Near Cache consistency is achieved with the help of remote events, which send notifications to clients when entries are modified or removed. At the client level, near caching can be configured to either be Lazy or Eager. When enabling near caching, the user must decide between these two modes.
Entries are only added to the lazy near caches when they are retrieved remotely via get or getVersioned. If the cache entry is modified or removed server side, the Hot Rod client receive events which in turn invalidate the near cache entries by removing them from the near cache. This way of keeping near cache consistent is very efficient because the events sent back to the client only contain key information. The downside is that if a cache entry is retrieved after it's been modified, the Hot Rod client will have to fetch it from the remote server.
Eager near caches are eagerly populated as entries are created in the server, and when entries are modified, the latest value is sent along with the notification to the client and it stores it in the near cache. Eager caches, same as lazy near caches, are also populated when an entry is retrieved remotely (if not already present). The advantage of eager near caches is that it can reduce the number of trips to the server by having newly created entries already present in the near cache before any requests to retrieve it have been received. Also, if modified entries are re-queried by the client, these can be fetched directly from the near cache. The disadvantage of eager near caching is that events received from the server bigger in size due to the need to ship back value information, and entries could be sent to client that will never be queried.
To limit the cost the eager near caching, created events are only received for those entries that are created after the client has connected to the Hot Rod servers. Existing cached entries will only be added to the near cache if the user queries them
Some of the downsides of eager near caches could be mitigated by enabling users to add filtering of near cache entries. In other words, the users could potentially in the future provide a filter implementation that defines which keys to fetch eagerly. This filter could be used to enable existing cached entries to be sent back to the client when the client connects to the Hot Rod servers, and could also be used to filter which created events to send back once it's already connected. This feature is not currently planned for inclusion
Being able to keep control the size of near caches is important. Even though not enabled by default, eviction of near caches can be configured by defining the maximum number of elements to keep in the near cache. When eviction is enabled, an LRU LinkedHashMap is used (protected by a ReentrantReadWrite lock to deal with concurrent updates). A better solution based around a BoundedCHMv8 is planned.

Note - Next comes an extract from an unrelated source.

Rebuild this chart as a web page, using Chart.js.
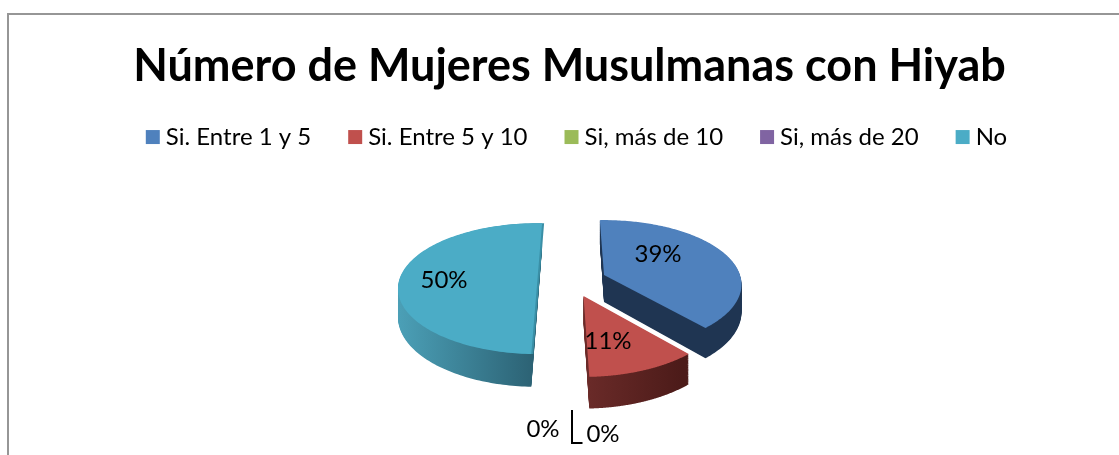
<!DOCTYPE html>
<html><head><meta charset="utf-8">
<style>
html,body{margin:0;padding:0;background:#fff;width:1119px;height:455px;overflow:hidden}
#frame{position:absolute;left:7px;top:13px;width:1112px;height:442px;border-left:2px solid #969696;border-top:2px solid #969696;box-sizing:border-box}
#wrap{position:absolute;left:0;top:0;width:1119px;height:455px}
</style>
<script src="https://cdn.jsdelivr.net/npm/chart.js@4"></script>
</head><body>
<div id="frame"></div>
<div id="wrap"><canvas id="c" width="1119" height="455"></canvas></div>
<script>
const titleText = "Número de Mujeres Musulmanas con Hiyab";
const categories = ["Si. Entre 1 y 5","Si. Entre 5 y 10","Si, más de 10","Si, más de 20","No"];
const seriesValues = [39,11,0,0,50];
const sliceColors = ["#4f81bd","#c0504d","#9bbb59","#8064a2","#4bacc6"];

// 3D look of each slice: explode shift from pie centre, projected radii, wall depth, wall shades
const look = [
 {dx:34.5,dy:-13,A:136,B:63,rot:0,depth:27,wall:["#1f3552","#1f3552"],lab:[88.5,-34]},
 {dx:14,dy:8,A:141,B:69,rot:0,depth:27,wall:["#6b2b29","#4c1b19"],lab:[38.5,53]},
 {lab:[-26.5,141]},
 {lab:[33.5,146]},
 {dx:-32,dy:-9,A:138,B:64,rot:4.2,depth:28,wall:["#4b9fb6","#2b6072"],edge:"#3a8fa6",lab:[-125.5,-8]}
];
const perspective = 0.147;
const drawOrder = [4,0,1];
const labelFont = "24px Lato";
const legendShift = 10;

function wedgePath(ctx,L,ax,ay,a0,a1,t,shiftX){
 const pt = a => {
  const f = 1/(1-perspective*Math.sin(a));
  return [ax+shiftX+L.A*Math.cos(a)*f, ay+L.B*Math.sin(a)*f+t*L.depth*f];
 };
 ctx.beginPath();
 ctx.moveTo(ax+shiftX,ay+t*L.depth);
 const n = 160;
 for(let s=0;s<=n;s++){
  const p = pt(a0+(a1-a0)*s/n);
  ctx.lineTo(p[0],p[1]);
 }
 ctx.closePath();
}

const pie3d = {
 id:"pie3d",
 afterLayout(chart){
  chart.legend.left += legendShift;
  chart.legend.right += legendShift;
 },
 beforeDatasetDraw(chart,args){
  const ctx = chart.ctx, arcs = args.meta.data;
  drawOrder.forEach(i=>{
   const arc = arcs[i], L = look[i];
   const {x,y,startAngle,endAngle} = arc.getProps(["x","y","startAngle","endAngle"],true);
   const ax = x+L.dx, ay = y+L.dy, rot = L.rot*Math.PI/180, a0 = startAngle+rot, a1 = endAngle+rot;
   const g = i===1 ? ctx.createLinearGradient(ax,0,ax+L.A*.7,0) : ctx.createLinearGradient(ax-L.A,0,ax+(i===4?0:L.A),0);
   g.addColorStop(0,L.wall[0]); g.addColorStop(1,L.wall[1]);
   ctx.save();
   ctx.fillStyle = g;
   const layers = Math.ceil(L.depth*1.3);
   for(let s=layers;s>=1;s--){
    wedgePath(ctx,L,ax,ay,a0,a1,s/layers,0);
    ctx.fill();
   }
   if(L.edge){
    ctx.fillStyle=L.edge;
    wedgePath(ctx,L,ax,ay,a0,a1,0,2);
    ctx.fill();
   }
   ctx.fillStyle = arc.options.backgroundColor;
   wedgePath(ctx,L,ax,ay,a0,a1,0,0);
   ctx.fill();
   ctx.restore();
  });
  return false;
 },
 afterDatasetsDraw(chart){
  const ctx = chart.ctx, arc = chart.getDatasetMeta(0).data[0];
  const {x,y} = arc.getProps(["x","y"],true);
  const total = seriesValues.reduce((a,b)=>a+b,0);
  ctx.save();
  ctx.fillStyle="#000";
  ctx.font=labelFont;
  ctx.textAlign="center";
  ctx.textBaseline="middle";
  seriesValues.forEach((v,i)=>{
   const L=look[i];
   ctx.fillText(Math.round(v/total*100)+"%",x+L.lab[0],y+L.lab[1]);
  });
  ctx.strokeStyle="#000";
  ctx.lineWidth=2;
  ctx.beginPath();
  ctx.moveTo(x+2.5,y+122);
  ctx.lineTo(x+2.5,y+155);
  ctx.lineTo(x+13,y+155);
  ctx.stroke();
  ctx.restore();
 }
};

new Chart(document.getElementById("c"),{
 type:"pie",
 data:{labels:categories,datasets:[{data:seriesValues,backgroundColor:sliceColors,borderWidth:0}]},
 plugins:[pie3d],
 options:{
  responsive:false,animation:false,rotation:-2,
  layout:{padding:{left:20,right:0,top:0,bottom:38}},
  plugins:{
   tooltip:{enabled:false},
   title:{display:true,text:titleText,color:"#000",font:{family:"Lato",size:45,weight:"bold",lineHeight:.69},padding:{top:51,bottom:0}},
   legend:{position:"top",labels:{
     font:{family:"Lato",size:24},color:"#000",boxWidth:2,boxHeight:2,padding:43,
     generateLabels(chart){
      return categories.map((t,i)=>({text:t,fillStyle:sliceColors[i],strokeStyle:sliceColors[i],lineWidth:12,lineJoin:"miter",hidden:false,index:i,fontColor:"#000"}));
     }
   }}
  }
 }
});
</script>
</body></html>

Near caches are implemented using Hot Rod remote events, which underneath use cluster listeners as technology for receiving events across the cluster. A key characteristic of cluster listeners is that within a cluster they are installed in a single node, with the rest of nodes sending events to the this node. So, it's possible for node that runs the near cache backing cluster listener to go down. In such situation, another node takes over running the cluster listener. When such thing happens, a client failover event callback can be defined to be invoked. For near caches, such callback will be implemented and its implementation will consist of clearing the near cache. Clearing is the simplest and most efficient thing to do, since during the failover events might have been missed.